Es importante que las madres comprendan que se están
equivocando, aunque lo hagan creyendo que es lo más correcto. Deben aceptar que
sus hijos tengan una visión diferente de la realidad. Muchos intentan liberarse
de la opresión materna y del abuso de autoridad. Son adultos, tienen que
decidir lo que les conviene, aunque sea distinto a lo que piensa la madre.
Deben aprender y seguir su propio camino, en libertad. Por supuesto, si se dan
situaciones de serio peligro para la vida de los hijos, que amenacen su
seguridad y su salud, una intervención oportuna de los padres siempre será
necesaria.
El nuevo rol de las madres maduras
Algunas madres no son referentes para sus hijos. ¿Por qué?
¿Qué ocurrió en la familia? ¿Cómo vivieron los niños su infancia? ¿Cuánto tiempo
les dedicó? ¿Cómo se relacionaba con ellos? Hay casos de sobreprotección, pero
cada vez se dan más casos en que la madre, por exceso de trabajo y compromisos,
no ha pasado tiempo suficiente en casa como para afianzar los vínculos
afectivos. Muchos jóvenes ya no creen en el modelo matrimonial de sus padres.
Para muchas niñas, el modelo de su madre las marcará toda su vida. Pero si no
es un modelo que consideran imitable, se alejarán de ella para no enfrentarse.
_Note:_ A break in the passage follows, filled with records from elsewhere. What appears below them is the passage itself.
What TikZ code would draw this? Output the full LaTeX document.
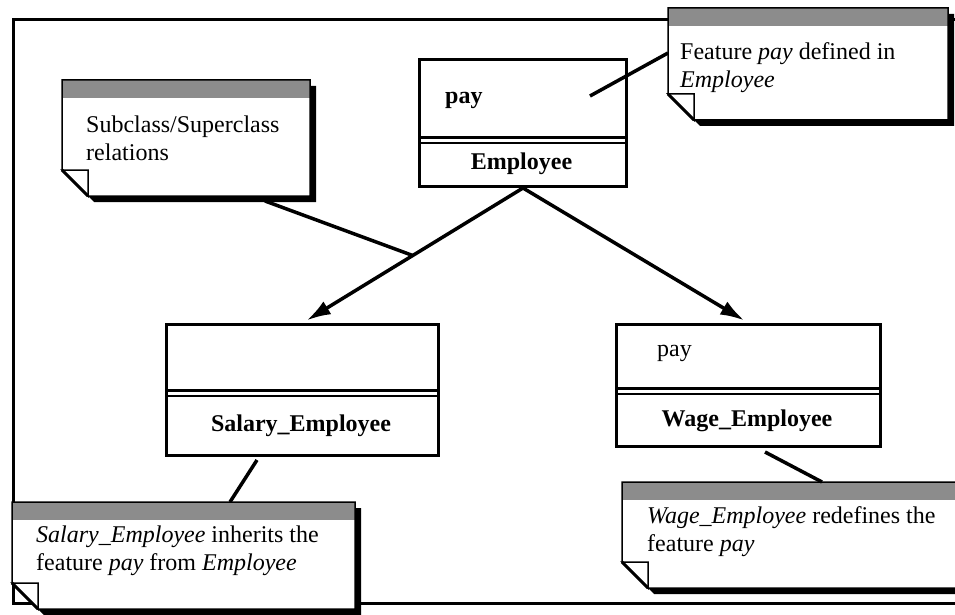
\documentclass[tikz,border=0pt]{standalone}
\usepackage{fontspec}
\setmainfont{Liberation Serif}
\usetikzlibrary{arrows.meta,calc,fit}

\tikzset{
  memotext/.style={inner sep=0pt, align=left, anchor=north west, font=\fontsize{24}{28}\selectfont},
  classbox/.style={draw, line width=3pt, inner sep=0pt},
  classname/.style={inner sep=0pt, font=\fontsize{24}{28}\selectfont\bfseries},
  attr/.style={inner sep=0pt, anchor=west, font=\fontsize{24}{28}\selectfont},
  inherit/.style={line width=3.5pt, -{Latex[length=24pt,width=15pt]}, shorten >=5pt},
  remark/.style={line width=3.5pt},
  frameline/.style={line width=3pt},
  band/.style={fill=black!45},
}

% sticky note: name, x0, y0, x1, y1 (body corners, y grows downward)
\newcommand{\memocard}[5]{%
  \fill (#2+6,#3+6) -- (#4+6,#3+6) -- (#4+6,#5+6) -- (#2+32,#5+6) -- (#2+6,#5-20) -- cycle;
  \fill[white] (#2,#3) -- (#4,#3) -- (#4,#5) -- (#2+26,#5) -- (#2,#5-26) -- cycle;
  \fill[band] (#2,#3) rectangle (#4,#3+18);
  \draw[line width=1.5pt] (#2,#3) -- (#4,#3) -- (#4,#5) -- (#2+26,#5) -- (#2,#5-26) -- cycle;
  \draw[line width=1.5pt, fill=white] (#2,#5-26) -- (#2+26,#5-26) -- (#2+26,#5) -- cycle;
  \draw[line width=3pt] (#2,#5-26) -- (#2+26,#5);
  \node[fit={(#2,#3) (#4,#5)}, inner sep=0pt] (#1) {};
}

\begin{document}
\begin{tikzpicture}[x=1pt, y=-1pt]
\useasboundingbox (0,0) rectangle (955,615);
\clip (0,0) rectangle (955,615);

% outer frame (runs off to the right)
\draw[frameline] (975,20) -- (13,20) -- (13,603) -- (975,603);

% classes
\node[classbox, anchor=north west, minimum width=207pt, minimum height=127pt] (emp) at (418,58) {};
\draw[line width=3pt] (emp.west |- 0,137) -- (emp.east |- 0,137);
\draw[line width=1.5pt] (emp.west |- 0,143) -- (emp.east |- 0,143);
\node[attr, font=\fontsize{24}{28}\selectfont\bfseries] (emppay) at (445,100) {pay};
\node[classname] (empname) at (521.5,164) {Employee};

\node[classbox, anchor=north west, minimum width=272pt, minimum height=131pt] (sal) at (165,323) {};
\draw[line width=3pt] (sal.west |- 0,390) -- (sal.east |- 0,390);
\draw[line width=1.5pt] (sal.west |- 0,396) -- (sal.east |- 0,396);
\node[classname] (salname) at (301,426) {Salary\_Employee};

\node[classbox, anchor=north west, minimum width=264pt, minimum height=122pt] (wag) at (615,323) {};
\draw[line width=3pt] (wag.west |- 0,388) -- (wag.east |- 0,388);
\draw[line width=1.5pt] (wag.west |- 0,394) -- (wag.east |- 0,394);
\node[attr] (wagpay) at (657,353) {pay};
\node[classname] (wagname) at (747,421) {Wage\_Employee};

% inheritance arrows
\draw[inherit] (emp.south) -- (sal.north);
\draw[inherit] (emp.south) -- (wag.north);

% notes
\memocard{tlmemo}{62}{80}{310}{196}
\node[memotext] (tltext) at (86,116) {Subclass/Superclass\\relations};

\memocard{trmemo}{668}{8}{948}{120}
\node[memotext] (trtext) at (680,42) {Feature \textit{pay} defined in\\\textit{Employee}};

\memocard{blmemo}{12}{502}{355}{609}
\node[memotext] (bltext) at (36,526) {\textit{Salary\_Employee} inherits the\\feature \textit{pay} from \textit{Employee}};

\memocard{brmemo}{622}{482}{962}{588}
\node[memotext] (brtext) at (647,506) {\textit{Wage\_Employee} redefines the\\feature \textit{pay}};

% note connectors
\coordinate (tlfoot) at (265,201);
\draw[remark] (tlfoot) -- ($(emp.south)!0.5!(sal.north)$);

\coordinate (trfoot) at (668,53);
\coordinate (payend) at (590,96);
\draw[remark] (trfoot) -- (payend);

\coordinate (salfoot) at (257,460);
\coordinate (bltop) at (230,502);
\draw[remark] (salfoot) -- (bltop);

\coordinate (wagfoot) at (765,452);
\coordinate (brtop) at (822,482);
\draw[remark] (wagfoot) -- (brtop);
\end{tikzpicture}
\end{document}
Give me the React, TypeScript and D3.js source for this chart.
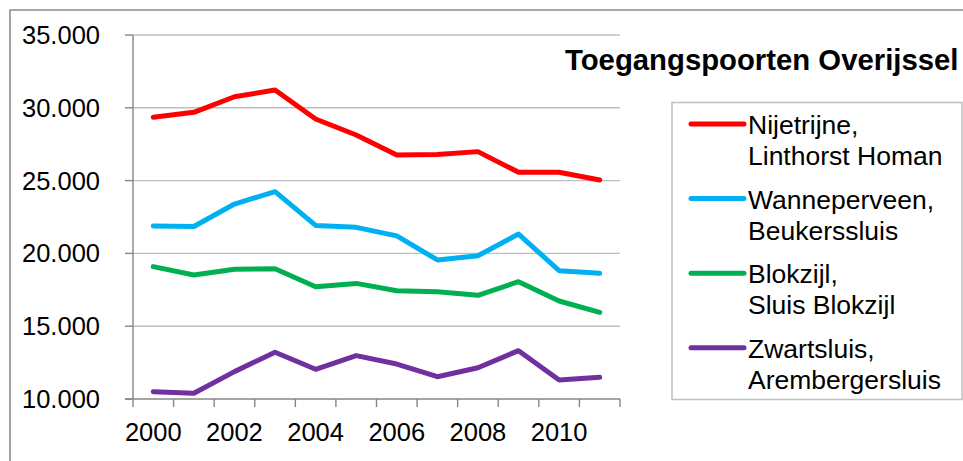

Cuando los hijos se hacen adultos, muchas madres no saben
qué hacer. Y más si no trabajan fuera de casa y están viviendo situaciones
conflictivas en su matrimonio. Ya no tienen niños que cuidar, ¿cómo emplearán
su tiempo? ¿Hacia dónde enfocar sus energías y su creatividad? Sienten un
vacío, pierden el control de la situación y se desorientan, sin saber qué rumbo
poner a su vida.
Es importante que la mujer madura, con hijos ya crecidos y
emancipados, se plantee qué quiere hacer en esta nueva etapa de su vida, sin
tener una omnipresencia en la familia. Debe aprender a estar de otra manera con
sus hijos, renunciando a ejercer su influencia sobre ellos y a interferir en
sus vidas, y esto es un reto difícil de asumir.
Más allá de la consanguinidad, las madres han de cambiar su
papel. Han de aprender a escuchar más, callar más, dejar hacer más y, sólo
cuando los hijos solicitan su consejo, dárselo sabiamente y con cariño, sin
imponerles nada. Las madres maduras deben apearse de su atalaya de
autosuficiencia y convertirse en consejeras humildes y discretas. Los hijos
también han de ver que sus madres tienen una vida propia: con su marido, con
sus compromisos sociales y sus amistades. Para los hijos, el mejor ejemplo es
ver que sus madres están en el lugar que les toca, velando con discreción por
la familia, pero sin entrometerse en sus vidas a menos que les pidan ayuda.
La mujer, madre adulta y con hijos emancipados, tiene una
gran oportunidad para reenfocar su vida desde la libertad, sin ninguna hipoteca
emocional.
Sólo así podrá darse un reencuentro con los hijos, desde la
adultez de ambas partes, lleno de gozo y alegría.